Review of The Girl on the Train (2016) by Jake C — 16 Jan 2019
Though it tries extremely hard to fit the mold set by GONE GIRL, a thriller of feminine vengeance, the intricacies of the plot never rise above a sort of pseudo-sordidness and the characters are little better than the sketches in the titular girl's notebook. Break down the three women, all of whom are going through a breakdown and breakup of one sort or another, and what do you get:
Rachel (Blunt): The alcoholic whose untended, wallowing woes arise after she discovers that she can't get pregnant.
Megan (Bennett): The cheating coquette whose wanton ways (and eventual murder) can be traced to her overzealous ovaries and the resulting unwanted pregnancies (read here: whore).
Anna (Ferguson): Formerly there other woman and now ideal housewife (read here: madonna) who not only finally give her philandering husband the progeny that Rachel couldn't, but also dutifully works to provide an all-organic, extra-suburban home.

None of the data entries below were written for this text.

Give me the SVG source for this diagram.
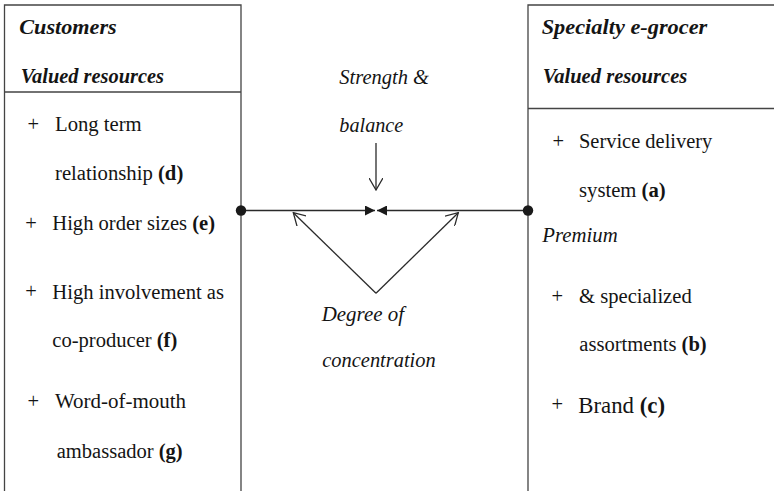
<svg xmlns="http://www.w3.org/2000/svg" width="774" height="493" viewBox="0 0 774 493">
  <style>
    text { font-family: "Liberation Serif", "Times New Roman", serif; fill: #141414; }
    .head { font-size: 21px; font-weight: bold; font-style: italic; }
    .item { font-size: 20.5px; }
    .big { font-size: 23px; }
    .ital { font-size: 20px; font-style: italic; }
    .b { font-weight: bold; }
    .frame { fill: none; stroke: #444; stroke-width: 1.3; }
    .link { fill: none; stroke: #2a2a2a; stroke-width: 1.3; }
    .dot { fill: #1a1a1a; }
  </style>
  <defs>
    <marker id="open" viewBox="0 0 13 14" refX="12" refY="7" markerWidth="13" markerHeight="14" markerUnits="userSpaceOnUse" orient="auto">
      <path d="M0,0 L12,7 L0,14" fill="none" stroke="#2a2a2a" stroke-width="1.3"/>
    </marker>
    <marker id="solid" viewBox="0 0 10 10" refX="10" refY="5" markerWidth="10" markerHeight="10" markerUnits="userSpaceOnUse" orient="auto">
      <path d="M0,0 L10,5 L0,10 Z" fill="#1a1a1a"/>
    </marker>
  </defs>

  <!-- Customer side -->
  <g id="customers">
    <path class="frame" d="M4.5,491 V5 H241 V491 M4.5,92 H241"/>
    <text class="head" x="19.3" y="34" textLength="97.4" lengthAdjust="spacingAndGlyphs">Customers</text>
    <text class="head" x="20.7" y="83" textLength="143.3" lengthAdjust="spacingAndGlyphs">Valued resources</text>
    <text class="item" x="27.5" y="131">+</text>
    <text class="item" x="55" y="131" textLength="86.7" lengthAdjust="spacingAndGlyphs">Long term</text>
    <text class="item" x="55" y="180" textLength="128.3" lengthAdjust="spacingAndGlyphs">relationship <tspan class="b">(d)</tspan></text>
    <text class="item" x="25.2" y="230">+</text>
    <text class="item" x="52.3" y="230" textLength="162.7" lengthAdjust="spacingAndGlyphs">High order sizes <tspan class="b">(e)</tspan></text>
    <text class="item" x="25.2" y="298">+</text>
    <text class="item" x="52.3" y="299.3" textLength="171.7" lengthAdjust="spacingAndGlyphs">High involvement as</text>
    <text class="item" x="52.3" y="346.7" textLength="125" lengthAdjust="spacingAndGlyphs">co-producer <tspan class="b">(f)</tspan></text>
    <text class="item" x="27.5" y="408.3">+</text>
    <text class="item" x="55" y="408.3" textLength="131" lengthAdjust="spacingAndGlyphs">Word-of-mouth</text>
    <text class="item" x="56.7" y="458.3" textLength="126" lengthAdjust="spacingAndGlyphs">ambassador <tspan class="b">(g)</tspan></text>
  </g>

  <!-- E-grocer side -->
  <g id="egrocer">
    <path class="frame" d="M528,491 V5 H774 M528,108.5 H774"/>
    <text class="head" x="541.7" y="34" textLength="165.6" lengthAdjust="spacingAndGlyphs">Specialty e-grocer</text>
    <text class="head" x="542.7" y="83" textLength="144.6" lengthAdjust="spacingAndGlyphs">Valued resources</text>
    <text class="item" x="552.5" y="148.3">+</text>
    <text class="item" x="579" y="148.3" textLength="133.3" lengthAdjust="spacingAndGlyphs">Service delivery</text>
    <text class="item" x="579" y="196.7" textLength="86.7" lengthAdjust="spacingAndGlyphs">system <tspan class="b">(a)</tspan></text>
    <text class="ital" x="542.3" y="242.3" textLength="75.4" lengthAdjust="spacingAndGlyphs">Premium</text>
    <text class="item" x="551.5" y="303.3">+</text>
    <text class="item" x="579" y="303.3" textLength="112.7" lengthAdjust="spacingAndGlyphs">&amp; specialized</text>
    <text class="item" x="579.3" y="351" textLength="127.4" lengthAdjust="spacingAndGlyphs">assortments <tspan class="b">(b)</tspan></text>
    <text class="item" x="551.5" y="410.7">+</text>
    <text class="big" x="578.3" y="412.7" textLength="86.7" lengthAdjust="spacingAndGlyphs">Brand <tspan class="b">(c)</tspan></text>
  </g>

  <!-- Labels of the middle relation -->
  <g id="strength-balance">
    <text class="ital" x="339.3" y="84" textLength="89.7" lengthAdjust="spacingAndGlyphs">Strength &amp;</text>
    <text class="ital" x="339.3" y="131.7" textLength="64" lengthAdjust="spacingAndGlyphs">balance</text>
  </g>
  <g id="degree-concentration">
    <text class="ital" x="321.7" y="320.7" textLength="82.3" lengthAdjust="spacingAndGlyphs">Degree of</text>
    <text class="ital" x="322.3" y="367.3" textLength="113.4" lengthAdjust="spacingAndGlyphs">concentration</text>
  </g>

  <!-- Connectors -->
  <g id="connectors">
    <line class="link" x1="241" y1="210.5" x2="375" y2="210.5" marker-end="url(#solid)"/>
    <line class="link" x1="528" y1="210.5" x2="377" y2="210.5" marker-end="url(#solid)"/>
    <circle class="dot" cx="241" cy="210.5" r="5.2"/>
    <circle class="dot" cx="528" cy="210.5" r="5.2"/>
    <line class="link" x1="376" y1="143" x2="376" y2="190" marker-end="url(#open)"/>
    <line class="link" x1="376" y1="293.3" x2="293.3" y2="212.7" marker-end="url(#open)"/>
    <line class="link" x1="376" y1="293.3" x2="458.3" y2="212.7" marker-end="url(#open)"/>
  </g>
</svg>
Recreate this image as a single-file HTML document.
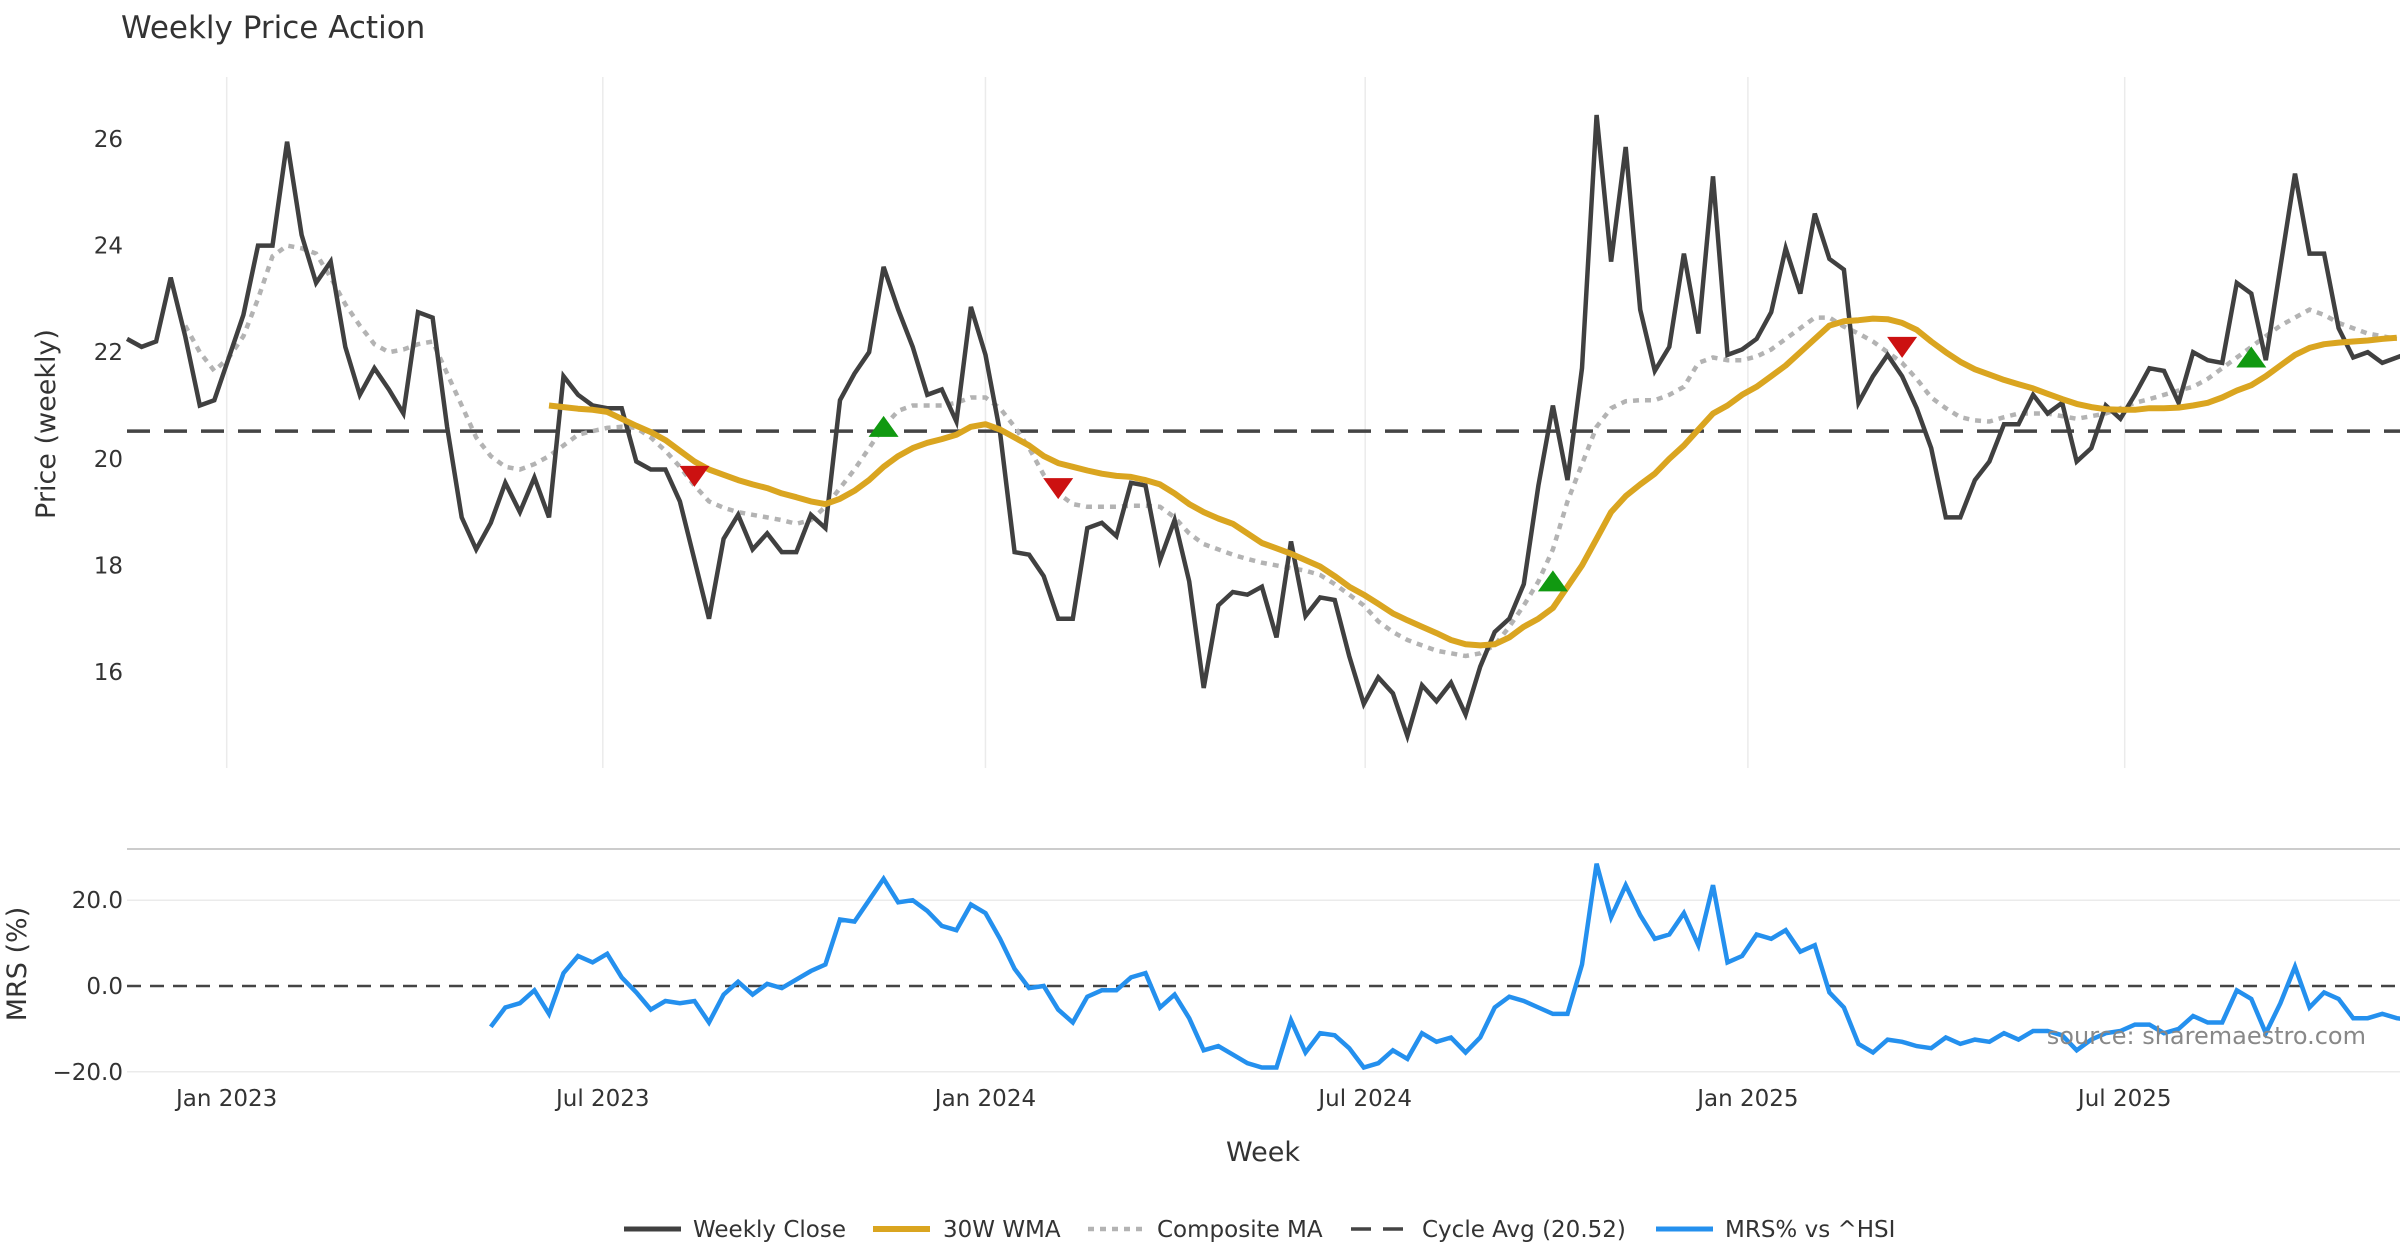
<!DOCTYPE html>
<html><head><meta charset="utf-8"><style>
html,body{margin:0;padding:0;background:#fff;}
svg{display:block;font-family:"DejaVu Sans","Liberation Sans",sans-serif;}
</style></head><body>
<svg id="chart" width="2400" height="1260" viewBox="0 0 2400 1260" xmlns="http://www.w3.org/2000/svg">
<text x="121" y="38" font-size="31" fill="#333">Weekly Price Action</text>
<g id="grid"></g><g id="series"></g><g id="axes"></g>
</svg>
<script>
const closeVals=[22.25,22.1,22.2,23.4,22.3,21.0,21.1,21.9,22.7,24.0,24.0,25.95,24.2,23.3,23.7,22.1,21.2,21.7,21.3,20.85,22.75,22.65,20.6,18.9,18.3,18.8,19.55,19.0,19.65,18.9,21.55,21.2,21.0,20.95,20.95,19.95,19.8,19.8,19.2,18.1,17.0,18.5,18.95,18.3,18.6,18.25,18.25,18.95,18.7,21.1,21.6,22.0,23.6,22.8,22.1,21.2,21.3,20.7,22.85,21.95,20.5,18.25,18.2,17.8,17.0,17.0,18.7,18.8,18.55,19.55,19.5,18.1,18.85,17.7,15.7,17.25,17.5,17.45,17.6,16.65,18.45,17.05,17.4,17.35,16.3,15.4,15.9,15.6,14.8,15.75,15.45,15.8,15.2,16.1,16.75,17.0,17.65,19.5,21.0,19.6,21.7,26.45,23.7,25.85,22.8,21.65,22.1,23.85,22.35,25.3,21.95,22.05,22.25,22.75,23.95,23.1,24.6,23.75,23.55,21.05,21.55,21.95,21.55,20.95,20.2,18.9,18.9,19.6,19.95,20.65,20.65,21.2,20.85,21.05,19.95,20.2,21.0,20.75,21.2,21.7,21.65,21.05,22.0,21.85,21.8,23.3,23.1,21.85,23.6,25.35,23.85,23.85,22.45,21.9,22.0,21.8,21.9,22.0];
const wmaStart=29;
const wmaVals=[21.0,20.97,20.94,20.92,20.88,20.75,20.62,20.5,20.35,20.15,19.95,19.8,19.7,19.6,19.52,19.45,19.35,19.28,19.2,19.15,19.25,19.4,19.6,19.85,20.05,20.2,20.3,20.37,20.45,20.6,20.65,20.55,20.4,20.25,20.05,19.92,19.85,19.78,19.72,19.68,19.66,19.6,19.52,19.35,19.15,19.0,18.88,18.78,18.6,18.42,18.32,18.22,18.1,17.98,17.8,17.6,17.45,17.28,17.1,16.97,16.85,16.73,16.6,16.52,16.5,16.52,16.65,16.85,17.0,17.2,17.6,18.0,18.5,19.0,19.3,19.52,19.72,20.0,20.25,20.55,20.85,21.0,21.2,21.35,21.55,21.75,22.0,22.25,22.5,22.58,22.6,22.63,22.62,22.55,22.42,22.2,22.0,21.82,21.68,21.58,21.48,21.4,21.32,21.22,21.12,21.03,20.97,20.93,20.92,20.92,20.95,20.95,20.96,21.0,21.05,21.15,21.28,21.38,21.55,21.75,21.95,22.08,22.15,22.18,22.2,22.22,22.25,22.27];
const compStart=4;
const compVals=[22.5,22.0,21.65,21.9,22.3,23.0,23.8,24.0,23.95,23.85,23.4,22.9,22.5,22.15,22.0,22.05,22.15,22.2,21.6,21.0,20.4,20.05,19.85,19.8,19.9,20.05,20.25,20.45,20.52,20.58,20.6,20.58,20.4,20.15,19.85,19.5,19.2,19.08,19.0,18.95,18.9,18.85,18.78,18.85,19.1,19.45,19.8,20.2,20.6,20.9,21.0,21.0,21.0,21.05,21.15,21.15,20.95,20.6,20.2,19.7,19.35,19.15,19.1,19.1,19.1,19.12,19.12,19.1,18.9,18.6,18.4,18.3,18.2,18.12,18.05,18.0,17.95,17.9,17.82,17.65,17.45,17.25,16.95,16.75,16.6,16.5,16.4,16.35,16.3,16.35,16.5,16.85,17.25,17.7,18.3,19.2,19.9,20.6,20.95,21.08,21.1,21.1,21.2,21.35,21.8,21.9,21.85,21.85,21.92,22.05,22.25,22.45,22.65,22.65,22.48,22.35,22.2,22.0,21.8,21.5,21.15,20.95,20.78,20.72,20.7,20.78,20.85,20.85,20.85,20.8,20.75,20.8,20.85,20.95,21.05,21.12,21.2,21.28,21.35,21.5,21.7,21.9,22.1,22.3,22.5,22.65,22.8,22.7,22.55,22.45,22.35,22.3,22.25];
const cycleAvg=20.52;
const mrsStart=25;
const mrsVals=[-9.5,-5,-4,-1,-6.5,3,7,5.5,7.5,2,-1.5,-5.5,-3.5,-4,-3.5,-8.5,-2,1,-2,0.5,-0.5,1.5,3.5,5,15.5,15,20,25,19.5,20,17.5,14,13,19,17,11,4,-0.5,0,-5.5,-8.5,-2.5,-1,-1,2,3,-5,-2,-7.5,-15,-14,-16,-18,-19,-19,-8,-15.5,-11,-11.5,-14.5,-19,-18,-15,-17,-11,-13,-12,-15.5,-12,-5,-2.5,-3.5,-5,-6.5,-6.5,5,28.5,16,23.5,16.5,11,12,17,9.5,23.5,5.5,7,12,11,13,8,9.5,-1.5,-5,-13.5,-15.5,-12.5,-13,-14,-14.5,-12,-13.5,-12.5,-13,-11,-12.5,-10.5,-10.5,-11.5,-15,-12.5,-11,-10.5,-9,-9,-11,-10,-7,-8.5,-8.5,-1,-3,-11,-4,4.5,-5,-1.5,-3,-7.5,-7.5,-6.5,-7.5,-8];
const sellIdx=[39,64,122];
const sellVals=[19.68,19.45,22.1];
const buyIdx=[52,98,146];
const buyVals=[20.6,17.7,21.9];
const priceTicks=[16,18,20,22,24,26];
const mrsTicks=[-20,0,20];
const mrsTickLabels=["\u221220.0","0.0","20.0"];
const xTickWeeks=[6.85,32.7,59.0,85.1,111.4,137.3];
const xTickLabels=["Jan 2023","Jul 2023","Jan 2024","Jul 2024","Jan 2025","Jul 2025"];

const NS="http://www.w3.org/2000/svg";
const X0=127,DX=14.55;
const xs=i=>X0+DX*i;
const yp=v=>672-(v-16)*53.3;
const ym=v=>986-v*4.29;
function mk(tag,attrs,parent){const e=document.createElementNS(NS,tag);for(const k in attrs)e.setAttribute(k,attrs[k]);document.getElementById(parent).appendChild(e);return e;}
function pts(start,vals,yf){return vals.map((v,j)=>xs(start+j).toFixed(1)+","+yf(v).toFixed(1)).join(" ");}

xTickWeeks.forEach((w,k)=>{
  const g=mk('line',{x1:xs(w),x2:xs(w),y1:77,y2:768,stroke:'#ebebeb','stroke-width':1.5},'grid');
  
  
  const t=mk('text',{x:xs(w),y:1106,'font-size':23,fill:'#333','text-anchor':'middle'},'axes');
  t.textContent=xTickLabels[k];
  
  
});
priceTicks.forEach(v=>{
  const t=mk('text',{x:123,y:yp(v)+8,'font-size':23,fill:'#333','text-anchor':'end'},'axes');
  t.textContent=v;
  
  
});
mrsTicks.forEach((v,k)=>{
  if(v!==0){const g=mk('line',{x1:127,x2:2400,y1:ym(v),y2:ym(v),stroke:'#ebebeb','stroke-width':1.5},'grid');
  
  }
  const t=mk('text',{x:123,y:ym(v)+8,'font-size':23,fill:'#333','text-anchor':'end'},'axes');
  t.textContent=mrsTickLabels[k];
  
  
});
let sep=mk('line',{x1:127,x2:2400,y1:849,y2:849,stroke:'#cccccc','stroke-width':2},'grid');



let ca=mk('line',{x1:127,x2:2400,y1:yp(cycleAvg),y2:yp(cycleAvg),stroke:'#444','stroke-width':3.5,'stroke-dasharray':'23,14'},'series');


let z=mk('line',{x1:127,x2:2400,y1:ym(0),y2:ym(0),stroke:'#444','stroke-width':2.5,'stroke-dasharray':'14,9'},'series');



let comp=mk('polyline',{points:pts(compStart,compVals,yp),fill:'none',stroke:'#b3b3b3','stroke-width':4.5,'stroke-dasharray':'6,6'},'series');


let cl=mk('polyline',{points:pts(0,closeVals,yp),fill:'none',stroke:'#404040','stroke-width':4.5,'stroke-linejoin':'miter'},'series');


let wm=mk('polyline',{points:pts(wmaStart,wmaVals,yp),fill:'none',stroke:'#DAA520','stroke-width':6,'stroke-linejoin':'round'},'series');


let mr=mk('polyline',{points:pts(mrsStart,mrsVals,ym),fill:'none',stroke:'#2490ee','stroke-width':4.5},'series');



sellIdx.forEach((w,k)=>{const x=xs(w),y=yp(sellVals[k]);
  const p=mk('polygon',{points:`${x-15},${y-10} ${x+15},${y-10} ${x},${y+11}`,fill:'#cc1111'},'series');
  
  });
buyIdx.forEach((w,k)=>{const x=xs(w),y=yp(buyVals[k]);
  const p=mk('polygon',{points:`${x-15},${y+10} ${x+15},${y+10} ${x},${y-11}`,fill:'#119911'},'series');
  
  });
</script>
<svg style="position:absolute;left:0;top:0" width="2400" height="1260" viewBox="0 0 2400 1260" font-family="DejaVu Sans, Liberation Sans, sans-serif">
<text transform="translate(55,424) rotate(-90)" text-anchor="middle" font-size="27" fill="#333">Price (weekly)</text>
<text transform="translate(26,964) rotate(-90)" text-anchor="middle" font-size="27" fill="#333">MRS (%)</text>
<text x="1263" y="1161" text-anchor="middle" font-size="27" fill="#333">Week</text>
<text x="2366" y="1044" text-anchor="end" font-size="24" fill="#888">source: sharemaestro.com</text>
<g font-size="23" fill="#333">
<line x1="624" x2="681" y1="1229" y2="1229" stroke="#404040" stroke-width="5"/>
<text x="693" y="1237">Weekly Close</text>
<line x1="873" x2="930" y1="1229" y2="1229" stroke="#DAA520" stroke-width="6"/>
<text x="943" y="1237">30W WMA</text>
<line x1="1088" x2="1145" y1="1229" y2="1229" stroke="#b3b3b3" stroke-width="4.5" stroke-dasharray="6,6"/>
<text x="1157" y="1237">Composite MA</text>
<line x1="1351" x2="1408" y1="1229" y2="1229" stroke="#444" stroke-width="3.5" stroke-dasharray="20,12"/>
<text x="1422" y="1237">Cycle Avg (20.52)</text>
<line x1="1656" x2="1713" y1="1229" y2="1229" stroke="#2490ee" stroke-width="5"/>
<text x="1725" y="1237">MRS% vs ^HSI</text>
</g>
</svg>
</body></html>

Women in this story are valued entirely by their ability to bear children and reinforce the heterosexual (and extremely white) relationship; men, meanwhile, are reduced to sheer id, wanting nothing more than to fuck and father offspring. That isn't just morally conservative and abhorrent, though: Merely repeating the expected norm also undercuts any sense whatsoever of tension or twist, the sine qua non of thrillers.
This review of The Girl on the Train (2016) was written by Jake C on 16 Jan 2019.
The Girl on the Train has generally received mixed reviews.